ENTRIES
====
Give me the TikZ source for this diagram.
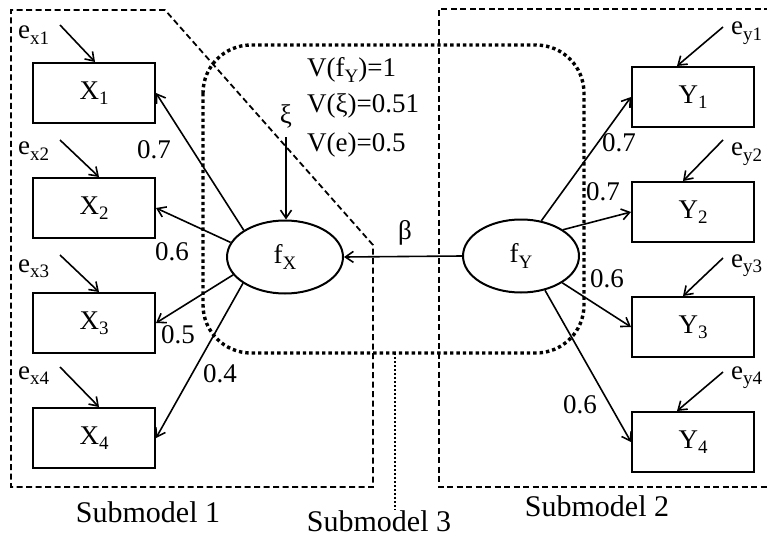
\documentclass[tikz,border=0pt]{standalone}
\usepackage{fontspec}
\setmainfont{Liberation Serif}
\usetikzlibrary{arrows.meta,shapes.geometric,calc}
% lowered, smaller index text
\newcommand\lsub[1]{\raisebox{-0.2em}{\fontsize{19}{19}\selectfont #1}}
\begin{document}
\begin{tikzpicture}[x=1pt,y=-1pt,
  font=\fontsize{27}{32}\selectfont,
  obs/.style={draw,line width=2pt,minimum width=122pt,minimum height=60pt,inner sep=0pt},
  lat/.style={draw,ellipse,line width=2pt,minimum width=116pt,minimum height=73pt,inner sep=0pt},
  link/.style={line width=1.6pt,-{Straight Barb[length=8pt,width=11pt]}},
  txt/.style={inner sep=0pt,anchor=base},
  errlbl/.style={inner sep=0pt,anchor=base west},
  part/.style={line width=1.8pt,dash pattern=on 6pt off 3.5pt},
  core/.style={line width=3.4pt,dash pattern=on 3.4pt off 3pt,rounded corners=48pt},
  tie/.style={line width=1.8pt,dash pattern=on 2pt off 2pt},
  sublbl/.style={inner sep=0pt,anchor=base,font=\fontsize{30}{34}\selectfont}]
\useasboundingbox (0,0) rectangle (767,540);

% submodel frames
\draw[part] (165,10) -- (11,10) -- (11,487) -- (373,487) -- (373,245) -- cycle;
\draw[part] (770,9) -- (439,9) -- (439,487) -- (770,487);
\draw[core] (203,45) rectangle (584,353);
\coordinate (s3top) at (395,353);
\coordinate (s3bot) at (395,510);
\draw[tie] (s3top) -- (s3bot);

% observed indicators
\node[obs] (X1) at (94,93)  {X\lsub{1}};
\node[obs] (X2) at (94,208) {X\lsub{2}};
\node[obs] (X3) at (94,323) {X\lsub{3}};
\node[obs] (X4) at (94,438) {X\lsub{4}};
\node[obs] (Y1) at (693,97)  {Y\lsub{1}};
\node[obs] (Y2) at (693,212) {Y\lsub{2}};
\node[obs] (Y3) at (693,327) {Y\lsub{3}};
\node[obs] (Y4) at (693,442) {Y\lsub{4}};

% latent factors
\node[lat] (fX) at (285,257) {f\lsub{X}};
\node[lat] (fY) at (521,256) {f\lsub{Y}};

% error terms
\node[errlbl] (ex1) at (18,39)  {e\lsub{x1}};
\node[errlbl] (ex2) at (18,155) {e\lsub{x2}};
\node[errlbl] (ex3) at (18,272) {e\lsub{x3}};
\node[errlbl] (ex4) at (18,379) {e\lsub{x4}};
\node[errlbl] (ey1) at (731,35)  {e\lsub{y1}};
\node[errlbl] (ey2) at (731,156) {e\lsub{y2}};
\node[errlbl] (ey3) at (731,267) {e\lsub{y3}};
\node[errlbl] (ey4) at (731,379) {e\lsub{y4}};

\coordinate (ax1) at (60,25);
\coordinate (ax2) at (60,140);
\coordinate (ax3) at (60,255);
\coordinate (ax4) at (60,367);
\coordinate (ay1) at (723,27);
\coordinate (ay2) at (723,140);
\coordinate (ay3) at (723,258);
\coordinate (ay4) at (723,372);
\draw[link] (ax1) -- ($(X1.north)+(1,0)$);
\draw[link] (ax2) -- ($(X2.north)+(5,0)$);
\draw[link] (ax3) -- ($(X3.north)+(5,0)$);
\draw[link] (ax4) -- ($(X4.north)+(5,0)$);
\draw[link] (ay1) -- ($(Y1.north)+(-16,0)$);
\draw[link] (ay2) -- ($(Y2.north)+(-10,0)$);
\draw[link] (ay3) -- ($(Y3.north)+(-10,0)$);
\draw[link] (ay4) -- ($(Y4.north)+(-16,0)$);

% loadings
\draw[link] (fX.147) -- (X1.east);
\draw[link] (fX.165) -- (X2.east);
\draw[link] (fX.199) -- (X3.east);
\draw[link] (fX.212) -- (X4.east);
\draw[link] (fY.60)  -- (Y1.west);
\draw[link] (fY.32)  -- (Y2.west);
\draw[link] (fY.327) -- (Y3.west);
\draw[link] (fY.305) -- (Y4.west);

\node[txt] at (154,158) {0.7};
\node[txt] at (172,260) {0.6};
\node[txt] at (178,343) {0.5};
\node[txt] at (220,382) {0.4};
\node[txt] at (619,152) {0.7};
\node[txt] at (603,200) {0.7};
\node[txt] at (607,287) {0.6};
\node[txt] at (580,413) {0.6};

% structural path and disturbance
\draw[link] (fY.west) -- (fX.east);
\node[inner sep=0pt] (beta) at (405,233) {β};
\node[inner sep=0pt] (xi) at (286,116) {ξ};
\draw[link,shorten <=9pt] (xi.south) -- (xi.south |- fX.north);

% variances
\node[errlbl] at (307,77)  {V(f\lsub{Y})=1};
\node[errlbl] at (307,113) {V(ξ)=0.51};
\node[errlbl] at (307,152) {V(e)=0.5};

% submodel captions
\node[sublbl] at (148,522) {Submodel 1};
\node[sublbl] at (597,516) {Submodel 2};
\node[sublbl] at (379,531) {Submodel 3};
\end{tikzpicture}
\end{document}
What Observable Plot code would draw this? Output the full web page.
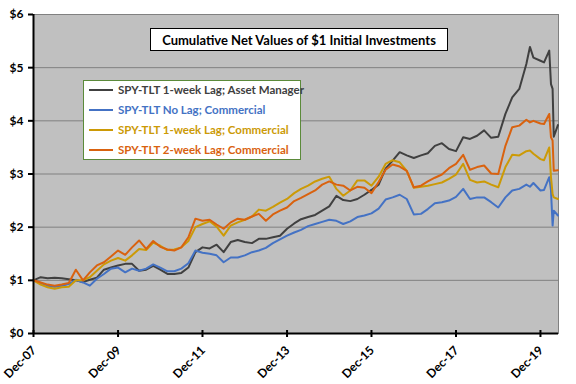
====
WHAT THE EXERCISE ASKS
The lines from the start of the data through the line that contains "(s3top) -- (s3bot);" are to be returned exactly, please, with both ends included and every picture left out.

FINAL RESULT
Give me the TikZ source for this diagram.
\documentclass[tikz,border=0pt]{standalone}
\usepackage{fontspec}
\setmainfont{Liberation Serif}
\usetikzlibrary{arrows.meta,shapes.geometric,calc}
% lowered, smaller index text
\newcommand\lsub[1]{\raisebox{-0.2em}{\fontsize{19}{19}\selectfont #1}}
\begin{document}
\begin{tikzpicture}[x=1pt,y=-1pt,
  font=\fontsize{27}{32}\selectfont,
  obs/.style={draw,line width=2pt,minimum width=122pt,minimum height=60pt,inner sep=0pt},
  lat/.style={draw,ellipse,line width=2pt,minimum width=116pt,minimum height=73pt,inner sep=0pt},
  link/.style={line width=1.6pt,-{Straight Barb[length=8pt,width=11pt]}},
  txt/.style={inner sep=0pt,anchor=base},
  errlbl/.style={inner sep=0pt,anchor=base west},
  part/.style={line width=1.8pt,dash pattern=on 6pt off 3.5pt},
  core/.style={line width=3.4pt,dash pattern=on 3.4pt off 3pt,rounded corners=48pt},
  tie/.style={line width=1.8pt,dash pattern=on 2pt off 2pt},
  sublbl/.style={inner sep=0pt,anchor=base,font=\fontsize{30}{34}\selectfont}]
\useasboundingbox (0,0) rectangle (767,540);

% submodel frames
\draw[part] (165,10) -- (11,10) -- (11,487) -- (373,487) -- (373,245) -- cycle;
\draw[part] (770,9) -- (439,9) -- (439,487) -- (770,487);
\draw[core] (203,45) rectangle (584,353);
\coordinate (s3top) at (395,353);
\coordinate (s3bot) at (395,510);
\draw[tie] (s3top) -- (s3bot);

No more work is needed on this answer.